Cosa possono insegnarci le foreste
Il 12 Novembre dello scorso anno, a Glasgow in Scozia, si è conclusa la COP26, ovvero la conferenza sul clima organizzata annualmente dalle Nazioni Unite. I delegati dei Paesi partecipanti hanno espresso un parere unanime: siamo indissolubilmente legati agli ecosistemi che ci circondano e dobbiamo preservarli per garantire la sopravvivenza della nostra e delle altre specie.
Parole che ai più possono risultare scontate, devono invece risuonare come monito, e non c’è più tempo per esitare.
“Siamo connessi e intrecciati alla biodiversità e agli ecosistemi che ci circondano, non possiamo stravolgerli o le conseguenze saranno gravissime e imprevedibili“, continua Vacchiano. Con biodiversità ed ecosistemi si intendono, rispettivamente, la varietà degli organismi viventi e il determinato contesto di appartenenza.
Di certo se il mondo non avesse mai visto sorgere grattacieli e sfrecciare auto rombanti, ora i suoi verdi polmoni non starebbero tossendo. Tuttavia, anche noi come specie abbiamo il diritto di ritagliarci il nostro spazio e, allo stesso tempo, abbiamo anche il dovere di non calpestare il prato dei nostri vicini.

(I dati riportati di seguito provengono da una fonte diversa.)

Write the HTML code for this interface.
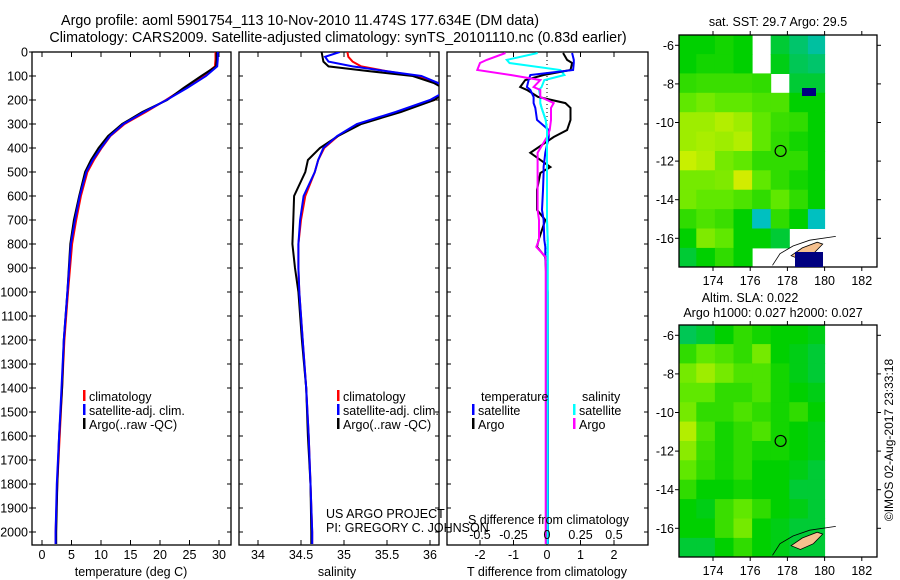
<!DOCTYPE html>
<html><head><meta charset="utf-8">
<style>
html,body{margin:0;padding:0;background:#fff;}
svg{display:block;font-family:"Liberation Sans",sans-serif;font-size:12.5px;}
</style></head>
<body>
<svg id="fig" width="900" height="580" viewBox="0 0 900 580">
<g>
<text x="300" y="25" text-anchor="middle" font-size="14.3">Argo profile: aoml 5901754_113 10-Nov-2010 11.474S 177.634E (DM data)</text>
<text x="338" y="42" text-anchor="middle" font-size="14.3">Climatology: CARS2009. Satellite-adjusted climatology: synTS_20101110.nc (0.83d earlier)</text>
</g>
<g id="p1"></g>
<g id="p2"></g>
<g id="p3"></g>
<g id="m1"></g>
<g id="m2"></g>
<text x="893" y="440" transform="rotate(-90 893 440)" text-anchor="middle" font-size="12">©IMOS 02-Aug-2017 23:33:18</text>
</svg>
<script>
// ---------- data ----------
const tDepth = [0,30,60,100,150,200,250,300,350,400,450,500,600,700,800,1000,1200,1400,1600,1800,2000,2050];
const tClim  = [29.4,29.4,29.3,27.3,24.2,21.0,17.6,14.0,11.6,10.1,8.8,7.7,6.6,5.8,5.1,4.4,3.8,3.4,3.0,2.6,2.3,2.3];
const tSat   = [29.8,29.8,29.7,27.8,24.6,21.1,17.3,13.8,11.5,10.0,8.6,7.5,6.4,5.6,4.9,4.3,3.7,3.3,2.9,2.5,2.3,2.3];
const tArgo  = [29.6,29.6,29.5,27.0,24.0,21.2,17.0,13.6,11.2,9.6,8.3,7.3,6.3,5.4,4.8,4.3,3.7,3.4,2.9,2.6,2.4,2.4];
const sDepth = [0,20,40,60,80,100,130,160,200,250,300,350,400,450,500,600,700,800,900,1000,1200,1400,1600,1800,2000,2050];
const sClim  = [35.04,35.05,35.1,35.2,35.5,35.85,36.1,36.2,36.05,35.62,35.18,34.93,34.77,34.7,34.66,34.55,34.5,34.47,34.47,34.48,34.52,34.56,34.59,34.61,34.63,34.63];
const sSat   = [34.95,34.78,34.82,35.1,35.5,35.9,36.1,36.2,36.0,35.6,35.15,34.92,34.76,34.7,34.66,34.53,34.49,34.47,34.47,34.48,34.52,34.56,34.59,34.61,34.63,34.63];
const sArgo  = [34.74,34.75,34.76,34.82,35.3,35.8,36.05,36.2,36.05,35.66,35.2,34.93,34.72,34.58,34.55,34.42,34.41,34.4,34.43,34.47,34.51,34.56,34.58,34.61,34.62,34.62];
const dDepth = [4,33,46,75,96,117,146,158,187,213,233,283,325,354,420,479,504,575,658,700,783,812,854,1000,1500,2050];
const dTArgo = [0.48,0.6,0.75,0.7,-0.1,-0.65,-0.8,-0.6,-0.27,0.55,0.7,0.7,0.6,0.2,-0.5,0.1,-0.2,-0.3,-0.3,-0.05,-0.25,-0.3,-0.05,0,0.01,0];
const dTSat  = [0.75,0.8,0.8,0.78,-0.5,-0.55,-0.6,-0.5,-0.4,-0.4,-0.35,-0.3,0.05,0.05,-0.05,-0.1,-0.1,-0.12,-0.15,-0.1,-0.08,-0.05,-0.05,0.02,0.03,0.03];
const dSArgo = [-0.31,-0.45,-0.5,-0.52,-0.27,-0.05,-0.1,-0.05,-0.05,0.05,0.03,0.03,0.02,0,-0.07,-0.07,-0.07,-0.07,-0.07,-0.06,-0.06,-0.08,-0.01,-0.01,-0.01,-0.01];
const dSSat  = [-0.07,-0.3,-0.28,0.1,0.13,-0.02,-0.04,-0.06,-0.05,-0.05,-0.04,-0.01,0,0,0,0,0,0,0,0,0.005,0.005,0.005,0.005,0.005,0.005];
const depthTicks = [0,100,200,300,400,500,600,700,800,900,1000,1100,1200,1300,1400,1500,1600,1700,1800,1900,2000];
const tTicks = [0,5,10,15,20,25,30];
const sTicks = [34,34.5,35,35.5,36];
const dTTicks = [-2,-1,0,1,2];
const dSTicks = [-0.5,-0.25,0,0.25,0.5];
const dSTickLabels = ["-0.5","-0.25","0","0.25","0.5"];
const lonTicks = [174,176,178,180,182];
const latTicks = [-6,-8,-10,-12,-14,-16];
const sstGrid = [
[.5,.5,.52,.5,-1,.45,.4,.35],
[.5,.52,.52,.5,-1,.48,.42,.4],
[.55,.56,.56,.56,.55,-1,.45,.45],
[.6,.62,.6,.6,.58,.58,.5,.5],
[.66,.66,.68,.66,.6,.56,.55,.5],
[.66,.67,.66,.68,.6,.55,.52,.5],
[.7,.68,.62,.6,.55,.55,.55,.5],
[.62,.62,.63,.72,.6,.55,.52,.5],
[.62,.6,.6,.58,.55,.6,.55,.5],
[.55,.58,.56,.5,.3,.55,.5,.3],
[.5,.63,.6,.5,.5,.45,-1,-1],
[.45,.5,.55,.5,-1,-1,-1,-1]];
const slaGrid = [
[.42,.45,.5,.55,.52,.5,.5,.48],
[.55,.6,.58,.55,.62,.5,.48,.45],
[.62,.66,.62,.58,.58,.52,.48,.45],
[.6,.6,.55,.55,.58,.52,.5,.48],
[.62,.55,.55,.58,.55,.52,.55,.5],
[.68,.58,.52,.55,.58,.52,.5,.48],
[.64,.56,.52,.55,.52,.52,.5,.48],
[.6,.55,.52,.55,.5,.5,.48,.45],
[.55,.5,.5,.52,.5,.5,.45,.45],
[.5,.48,.56,.6,.55,.5,.48,.45],
[.5,.5,.56,.62,.5,.48,.45,.45],
[.45,.45,.5,.55,.5,.48,.45,.45]];
const floatLon = 177.634, floatLat = -11.474;

// ---------- helpers ----------
const NS="http://www.w3.org/2000/svg";
function mk(tag, attrs, parent){const e=document.createElementNS(NS,tag);for(const k in attrs)e.setAttribute(k,attrs[k]);parent.appendChild(e);return e;}
function txt(s,x,y,anchor,parent,fs){const e=mk('text',{x:x,y:y,'text-anchor':anchor||'start'},parent);if(fs)e.setAttribute('font-size',fs);e.textContent=s;return e;}
const yD = d => 52 + d*0.24;
const PT={x0:32,x1:231}, PS={x0:239,x1:439}, PD={x0:447,x1:648};
const xT = t => 42 + t*5.9;
const xS = s => 258 + (s-34)*86;
const xDT = v => 547 + v*33.5;
const xDS = v => 547 + v*134;

function frame(g,P,name){
  const r=mk('rect',{x:P.x0,y:52,width:P.x1-P.x0,height:493,fill:'none',stroke:'#000','stroke-width':1.3},g);
  
  
}
function clipFor(id,P){const d=mk('clipPath',{id:id},document.getElementById('fig'));mk('rect',{x:P.x0,y:52,width:P.x1-P.x0,height:493},d);}
function line(g,xs,ds,fx,color,name,clip,w){
  const pts=xs.map((v,i)=>fx(v).toFixed(1)+','+yD(ds[i]).toFixed(1)).join(' ');
  const p=mk('polyline',{points:pts,fill:'none',stroke:color,'stroke-width':w||2,'clip-path':'url(#'+clip+')'},g);
  
  
}
function xticks(g,P,ticks,fx,labels,ylab){
  ticks.forEach((t,i)=>{const x=fx(t);
    mk('line',{x1:x,y1:52,x2:x,y2:57,stroke:'#000'},g);
    mk('line',{x1:x,y1:545,x2:x,y2:540,stroke:'#000'},g);
    if(labels){const e=txt(labels[i],x,ylab,'middle',g);
      
      }
  });
}
function yticksIn(g,P){depthTicks.forEach(d=>{const y=yD(d);mk('line',{x1:P.x0,y1:y,x2:P.x0+4,y2:y,stroke:'#000'},g);mk('line',{x1:P.x1,y1:y,x2:P.x1-4,y2:y,stroke:'#000'},g);});}
function legendEntry(g,x,y,color,label){
  const grp=mk('g',{},g);
  
  
  mk('rect',{x:x,y:y-11,width:2.5,height:11,fill:color},grp);
  txt(label,x+6,y,'start',grp);
}

// ---------- panel 1 ----------
const g1=document.getElementById('p1');
clipFor('c1',PT);
frame(g1,PT,'temperature-frame');
depthTicks.forEach(d=>{const e=txt(String(d),28,yD(d)+4.5,'end',g1);
  
  });
depthTicks.forEach(d=>{const y=yD(d);mk('line',{x1:PT.x0,y1:y,x2:PT.x0-3,y2:y,stroke:'#000'},g1);});
yticksIn(g1,PT);
xticks(g1,PT,tTicks,xT,tTicks.map(String),559);
line(g1,tClim,tDepth,xT,'#f00','temp-climatology-line','c1');
line(g1,tArgo,tDepth,xT,'#000','temp-argo-line','c1');
line(g1,tSat,tDepth,xT,'#00f','temp-satellite-line','c1');
const xl1=txt('temperature (deg C)',131,576,'middle',g1);


legendEntry(g1,83,401,'#f00','climatology');
legendEntry(g1,83,415,'#00f','satellite-adj. clim.');
legendEntry(g1,83,429,'#000','Argo(..raw -QC)');

// ---------- panel 2 ----------
const g2=document.getElementById('p2');
clipFor('c2',PS);
frame(g2,PS,'salinity-frame');
yticksIn(g2,PS);
xticks(g2,PS,sTicks,xS,["34","34.5","35","35.5","36"],559);
line(g2,sClim,sDepth,xS,'#f00','sal-climatology-line','c2');
line(g2,sArgo,sDepth,xS,'#000','sal-argo-line','c2');
line(g2,sSat,sDepth,xS,'#00f','sal-satellite-line','c2');
const xl2=txt('salinity',337,576,'middle',g2);


legendEntry(g2,337,401,'#f00','climatology');
legendEntry(g2,337,415,'#00f','satellite-adj. clim.');
legendEntry(g2,337,429,'#000','Argo(..raw -QC)');
const pr=mk('g',{},g2);


txt('US ARGO PROJECT',326,518,'start',pr);
txt('PI: GREGORY C. JOHNSON',326,532,'start',pr);

// ---------- panel 3 ----------
const g3=document.getElementById('p3');
clipFor('c3',PD);
frame(g3,PD,'difference-frame');
yticksIn(g3,PD);
xticks(g3,PD,dTTicks,xDT,dTTicks.map(String),559);
mk('line',{x1:xDT(0),y1:52,x2:xDT(0),y2:350,stroke:'#000','stroke-dasharray':'1,3'},g3);
line(g3,dSSat,dDepth,xDS,'#0ff','sdiff-satellite-line','c3');
line(g3,dTArgo,dDepth,xDT,'#000','tdiff-argo-line','c3');
line(g3,dTSat,dDepth,xDT,'#00f','tdiff-satellite-line','c3');
line(g3,dSArgo,dDepth,xDS,'#f0f','sdiff-argo-line','c3');
line(g3,dSSat.slice(9),dDepth.slice(9),xDS,'#0ff','sdiff-satellite-lower','c3');
dSTicks.forEach((t,i)=>{const e=txt(dSTickLabels[i],xDS(t),539,'middle',g3);
  
  });
const st=txt('S difference from climatology',468,524,'start',g3);


const tt=txt('T difference from climatology',547,576,'middle',g3);


txt('temperature',481,401,'start',g3);
legendEntry(g3,472,415,'#00f','satellite');
legendEntry(g3,472,429,'#000','Argo');
txt('salinity',582,401,'start',g3);
legendEntry(g3,573,415,'#0ff','satellite');
legendEntry(g3,573,429,'#f0f','Argo');

// ---------- maps ----------
const stops=[[0,[0,0,128]],[0.2,[0,192,255]],[0.35,[0,192,160]],[0.5,[0,208,0]],[0.6,[96,232,0]],[0.7,[200,240,0]],[0.78,[240,224,0]],[0.9,[255,128,0]]];
function cmap(v){for(let i=1;i<stops.length;i++){if(v<=stops[i][0]){const a=stops[i-1],b=stops[i],f=(v-a[0])/(b[0]-a[0]);return 'rgb('+a[1].map((c,k)=>Math.round(c+(b[1][k]-c)*f)).join(',')+')';}}return 'rgb(255,128,0)';}
function drawMap(id,grid,y0,titles){
  const g=document.getElementById(id);
  const X0=679,X1=877,Y1=y0+232;
  const lx = lon => 713 + (lon-174)*18.6;
  const ly = lat => (y0+10.3) + (-6-lat)*19.3;
  const lonEdge=[172.1,173.1,174.1,175.1,176.1,177.1,178.1,179.1,180.0];
  const latTop=-5.45, dLat=12.05/12;
  grid.forEach((row,r)=>row.forEach((v,c)=>{
    if(v<0) return;
    const x=lx(lonEdge[c]), x2=lx(lonEdge[c+1]);
    const ya=Math.max(y0,ly(latTop-r*dLat)), yb=Math.min(Y1,ly(latTop-(r+1)*dLat));
    const cell=mk('rect',{x:Math.max(X0,x).toFixed(1),y:ya.toFixed(1),width:(x2-Math.max(X0,x)+0.5).toFixed(1),height:(yb-ya+0.5).toFixed(1),fill:cmap(v)},g);
    
    
  }));
  const land=mk('polygon',{points:[[178.2,-16.9],[178.8,-16.5],[179.6,-16.2],[179.9,-16.3],[179.4,-16.8],[178.7,-17.1]].map(p=>lx(p[0]).toFixed(1)+','+ly(p[1]).toFixed(1)).join(' '),fill:'#f5c08e',stroke:'#000','stroke-width':0.8},g);
  
  
  mk('polyline',{points:[[177.2,-17.4],[177.6,-16.8],[178.3,-16.4],[179.2,-16.1],[180.6,-15.9]].map(p=>lx(p[0]).toFixed(1)+','+ly(p[1]).toFixed(1)).join(' '),fill:'none',stroke:'#000','stroke-width':0.8},g);
  const fl=mk('circle',{cx:lx(floatLon),cy:ly(floatLat),r:5.5,fill:'none',stroke:'#000','stroke-width':1.2},g);
  
  
  const fr=mk('rect',{x:X0,y:y0,width:X1-X0,height:232,fill:'none',stroke:'#000','stroke-width':1.3},g);
  
  
  lonTicks.forEach(l=>{const x=lx(l);mk('line',{x1:x,y1:y0,x2:x,y2:y0-4,stroke:'#000'},g);mk('line',{x1:x,y1:Y1,x2:x,y2:Y1+4,stroke:'#000'},g);
    const e=txt(String(l),x,Y1+18,'middle',g);
    
    });
  latTicks.forEach(l=>{const y=ly(l);mk('line',{x1:X0,y1:y,x2:X0-4,y2:y,stroke:'#000'},g);mk('line',{x1:X1,y1:y,x2:X1+4,y2:y,stroke:'#000'},g);
    const e=txt(String(l),674,y+4.5,'end',g);
    
    });
  titles.forEach((t,i)=>{const e=txt(t[0],t[1],t[2],'middle',g);
    
    });
}
drawMap('m1',sstGrid,35,[['sat. SST: 29.7 Argo: 29.5',778,26]]);
drawMap('m2',slaGrid,325,[['Altim. SLA: 0.022',750,302],['Argo h1000: 0.027 h2000: 0.027',773,317]]);
(function(){const g=document.getElementById('m1');
  const a=mk('rect',{x:802,y:88,width:14,height:8,fill:'#000080'},g);
  
  
  const b=mk('rect',{x:795,y:252,width:28,height:15,fill:'#000080'},g);
  
  
})();
</script>
</body></html>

“Nel mondo nulla è statico; tutto è sensibile e in costante evoluzione“, continua Vacchiano. Per questo non potremo contare solamente sulle foreste per far fronte ai problemi di un clima sempre più imprevedibile. “Abbiamo il dovere di preservarle, e di sfruttare l’aiuto che vogliono offrirci“, conclude Vacchiano.